=== Collected data ===

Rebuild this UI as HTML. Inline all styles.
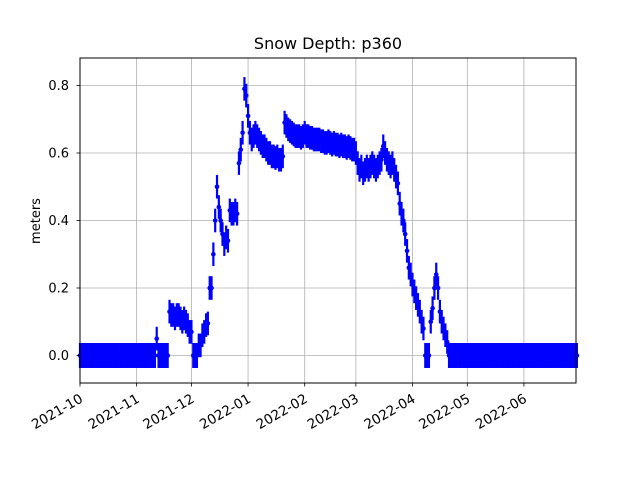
<!DOCTYPE html>
<html><head><meta charset="utf-8"><style>
html,body{margin:0;padding:0;background:#fff}
svg{display:block;font-family:"DejaVu Sans","Liberation Sans",sans-serif}
</style></head><body>
<svg id="chart" width="640" height="480" viewBox="0 0 640 480" xmlns="http://www.w3.org/2000/svg">
<rect width="640" height="480" fill="#fff"/>
<text x="328" y="49" font-size="16" text-anchor="middle">Snow Depth: p360</text>
<text transform="translate(40,221) rotate(-90)" font-size="13" text-anchor="middle">meters</text>
<g id="grid"></g>
<g id="series"></g>
<rect x="80" y="58" width="496" height="325" fill="none" stroke="#000" stroke-width="1"/>
<g id="axes"></g>
</svg>
<script>
const startDate = "2021-10-01";
const yTicks = [0.0, 0.2, 0.4, 0.6, 0.8];
const yTickLabels = ["0.0", "0.2", "0.4", "0.6", "0.8"];
const xTickDays = [0, 31, 61, 92, 123, 151, 182, 212, 243];
const xTickLabels = ["2021-10","2021-11","2021-12","2022-01","2022-02","2022-03","2022-04","2022-05","2022-06"];
const errZero = 0.037;
const errSnow = 0.035;
const depths = [
0,0,0,0,0,0,0,0,0,0,
0,0,0,0,0,0,0,0,0,0,
0,0,0,0,0,0,0,0,0,0,
0,0,0,0,0,0,0,0,0,0,
0,0,0.05,0,0,0,0,0,0,0.13,
0.12,0.12,0.11,0.12,0.12,0.11,0.10,0.11,0.10,0.09,
0.07,0.07,0,0,0,0.03,0.03,0.06,0.07,0.09,
0.095,0.2,0.2,0.3,0.40,0.5,0.44,0.40,0.36,0.33,
0.35,0.34,0.43,0.42,0.42,0.43,0.42,0.57,0.61,0.66,
0.79,0.77,0.71,0.66,0.64,0.65,0.66,0.65,0.64,0.63,
0.62,0.62,0.61,0.60,0.60,0.59,0.59,0.585,0.59,0.58,
0.58,0.59,0.69,0.68,0.67,0.665,0.66,0.655,0.65,0.65,
0.65,0.645,0.65,0.66,0.65,0.65,0.645,0.645,0.64,0.64,
0.64,0.64,0.635,0.635,0.63,0.63,0.635,0.63,0.625,0.63,
0.625,0.625,0.62,0.625,0.62,0.62,0.615,0.62,0.615,0.61,
0.61,0.6,0.57,0.55,0.56,0.54,0.55,0.56,0.55,0.56,
0.57,0.56,0.55,0.56,0.57,0.58,0.62,0.60,0.58,0.57,
0.56,0.57,0.55,0.53,0.51,0.45,0.42,0.40,0.36,0.31,
0.26,0.24,0.21,0.19,0.17,0.15,0.13,0.10,0.08,0,
0,0,0.10,0.14,0.2,0.24,0.2,0.13,0.1,0.08,
0.06,0.04,0,0,0,0,0,0,0,0,
0,0,0,0,0,0,0,0,0,0,
0,0,0,0,0,0,0,0,0,0,
0,0,0,0,0,0,0,0,0,0,
0,0,0,0,0,0,0,0,0,0,
0,0,0,0,0,0,0,0,0,0,
0,0,0,0,0,0,0,0,0,0,
0,0,0
];
const NS = "http://www.w3.org/2000/svg";
const X0 = 80, X1 = 576, Y0 = 58, Y1 = 383;
const dayMin = 0, dayMax = 271.5;
const yMin = -0.0815, yMax = 0.8815;
function xs(d){ return X0 + (d - dayMin) / (dayMax - dayMin) * (X1 - X0); }
function ys(v){ return Y1 - (v - yMin) / (yMax - yMin) * (Y1 - Y0); }
function mk(tag, attrs, parent){
  const e = document.createElementNS(NS, tag);
  for (const k in attrs) e.setAttribute(k, attrs[k]);
  parent.appendChild(e);
  return e;
}
const grid = document.getElementById("grid");
const axes = document.getElementById("axes");
const series = document.getElementById("series");
yTicks.forEach((v, i) => {
  const y = ys(v);
  const g = mk("line", {x1:X0, x2:X1, y1:y, y2:y, stroke:"#b0b0b0", "stroke-width":0.8}, grid);
  
  
  const t = mk("line", {x1:X0-3.5, x2:X0, y1:y, y2:y, stroke:"#000", "stroke-width":0.8}, axes);
  
  
  const l = mk("text", {x:X0-11, y:y+4.7, "font-size":13, "text-anchor":"end"}, axes);
  l.textContent = yTickLabels[i];
  
  
});
xTickDays.forEach((d, i) => {
  const x = xs(d);
  const g = mk("line", {x1:x, x2:x, y1:Y0, y2:Y1, stroke:"#b0b0b0", "stroke-width":0.8}, grid);
  
  
  const t = mk("line", {x1:x, x2:x, y1:Y1, y2:Y1+3.5, stroke:"#000", "stroke-width":0.8}, axes);
  
  
  const l = mk("text", {transform:`translate(${x-1},${Y1+10}) rotate(-30)`, "font-size":13.5, "text-anchor":"end", "dominant-baseline":"hanging"}, axes);
  l.textContent = xTickLabels[i];
  
  
});
depths.forEach((v, d) => {
  const x = xs(d);
  const err = v === 0 ? errZero : errSnow;
  const b = mk("line", {x1:x, x2:x, y1:ys(v-err), y2:ys(v+err), stroke:"#0000ff", "stroke-width":2.2}, series);
  
  
});
depths.forEach((v, d) => {
  const p = mk("circle", {cx:xs(d), cy:ys(v), r:2.3, fill:"#0000ff"}, series);
  
  
});
</script>
</body></html>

===

• _Exercise requirements_: Print the whole listing above once more, word for word, without its pictures.

• _Expected output_:
Rebuild this UI as HTML. Inline all styles.
<!DOCTYPE html>
<html><head><meta charset="utf-8"><style>
html,body{margin:0;padding:0;background:#fff}
svg{display:block;font-family:"DejaVu Sans","Liberation Sans",sans-serif}
</style></head><body>
<svg id="chart" width="640" height="480" viewBox="0 0 640 480" xmlns="http://www.w3.org/2000/svg">
<rect width="640" height="480" fill="#fff"/>
<text x="328" y="49" font-size="16" text-anchor="middle">Snow Depth: p360</text>
<text transform="translate(40,221) rotate(-90)" font-size="13" text-anchor="middle">meters</text>
<g id="grid"></g>
<g id="series"></g>
<rect x="80" y="58" width="496" height="325" fill="none" stroke="#000" stroke-width="1"/>
<g id="axes"></g>
</svg>
<script>
const startDate = "2021-10-01";
const yTicks = [0.0, 0.2, 0.4, 0.6, 0.8];
const yTickLabels = ["0.0", "0.2", "0.4", "0.6", "0.8"];
const xTickDays = [0, 31, 61, 92, 123, 151, 182, 212, 243];
const xTickLabels = ["2021-10","2021-11","2021-12","2022-01","2022-02","2022-03","2022-04","2022-05","2022-06"];
const errZero = 0.037;
const errSnow = 0.035;
const depths = [
0,0,0,0,0,0,0,0,0,0,
0,0,0,0,0,0,0,0,0,0,
0,0,0,0,0,0,0,0,0,0,
0,0,0,0,0,0,0,0,0,0,
0,0,0.05,0,0,0,0,0,0,0.13,
0.12,0.12,0.11,0.12,0.12,0.11,0.10,0.11,0.10,0.09,
0.07,0.07,0,0,0,0.03,0.03,0.06,0.07,0.09,
0.095,0.2,0.2,0.3,0.40,0.5,0.44,0.40,0.36,0.33,
0.35,0.34,0.43,0.42,0.42,0.43,0.42,0.57,0.61,0.66,
0.79,0.77,0.71,0.66,0.64,0.65,0.66,0.65,0.64,0.63,
0.62,0.62,0.61,0.60,0.60,0.59,0.59,0.585,0.59,0.58,
0.58,0.59,0.69,0.68,0.67,0.665,0.66,0.655,0.65,0.65,
0.65,0.645,0.65,0.66,0.65,0.65,0.645,0.645,0.64,0.64,
0.64,0.64,0.635,0.635,0.63,0.63,0.635,0.63,0.625,0.63,
0.625,0.625,0.62,0.625,0.62,0.62,0.615,0.62,0.615,0.61,
0.61,0.6,0.57,0.55,0.56,0.54,0.55,0.56,0.55,0.56,
0.57,0.56,0.55,0.56,0.57,0.58,0.62,0.60,0.58,0.57,
0.56,0.57,0.55,0.53,0.51,0.45,0.42,0.40,0.36,0.31,
0.26,0.24,0.21,0.19,0.17,0.15,0.13,0.10,0.08,0,
0,0,0.10,0.14,0.2,0.24,0.2,0.13,0.1,0.08,
0.06,0.04,0,0,0,0,0,0,0,0,
0,0,0,0,0,0,0,0,0,0,
0,0,0,0,0,0,0,0,0,0,
0,0,0,0,0,0,0,0,0,0,
0,0,0,0,0,0,0,0,0,0,
0,0,0,0,0,0,0,0,0,0,
0,0,0,0,0,0,0,0,0,0,
0,0,0
];
const NS = "http://www.w3.org/2000/svg";
const X0 = 80, X1 = 576, Y0 = 58, Y1 = 383;
const dayMin = 0, dayMax = 271.5;
const yMin = -0.0815, yMax = 0.8815;
function xs(d){ return X0 + (d - dayMin) / (dayMax - dayMin) * (X1 - X0); }
function ys(v){ return Y1 - (v - yMin) / (yMax - yMin) * (Y1 - Y0); }
function mk(tag, attrs, parent){
  const e = document.createElementNS(NS, tag);
  for (const k in attrs) e.setAttribute(k, attrs[k]);
  parent.appendChild(e);
  return e;
}
const grid = document.getElementById("grid");
const axes = document.getElementById("axes");
const series = document.getElementById("series");
yTicks.forEach((v, i) => {
  const y = ys(v);
  const g = mk("line", {x1:X0, x2:X1, y1:y, y2:y, stroke:"#b0b0b0", "stroke-width":0.8}, grid);
  
  
  const t = mk("line", {x1:X0-3.5, x2:X0, y1:y, y2:y, stroke:"#000", "stroke-width":0.8}, axes);
  
  
  const l = mk("text", {x:X0-11, y:y+4.7, "font-size":13, "text-anchor":"end"}, axes);
  l.textContent = yTickLabels[i];
  
  
});
xTickDays.forEach((d, i) => {
  const x = xs(d);
  const g = mk("line", {x1:x, x2:x, y1:Y0, y2:Y1, stroke:"#b0b0b0", "stroke-width":0.8}, grid);
  
  
  const t = mk("line", {x1:x, x2:x, y1:Y1, y2:Y1+3.5, stroke:"#000", "stroke-width":0.8}, axes);
  
  
  const l = mk("text", {transform:`translate(${x-1},${Y1+10}) rotate(-30)`, "font-size":13.5, "text-anchor":"end", "dominant-baseline":"hanging"}, axes);
  l.textContent = xTickLabels[i];
  
  
});
depths.forEach((v, d) => {
  const x = xs(d);
  const err = v === 0 ? errZero : errSnow;
  const b = mk("line", {x1:x, x2:x, y1:ys(v-err), y2:ys(v+err), stroke:"#0000ff", "stroke-width":2.2}, series);
  
  
});
depths.forEach((v, d) => {
  const p = mk("circle", {cx:xs(d), cy:ys(v), r:2.3, fill:"#0000ff"}, series);
  
  
});
</script>
</body></html>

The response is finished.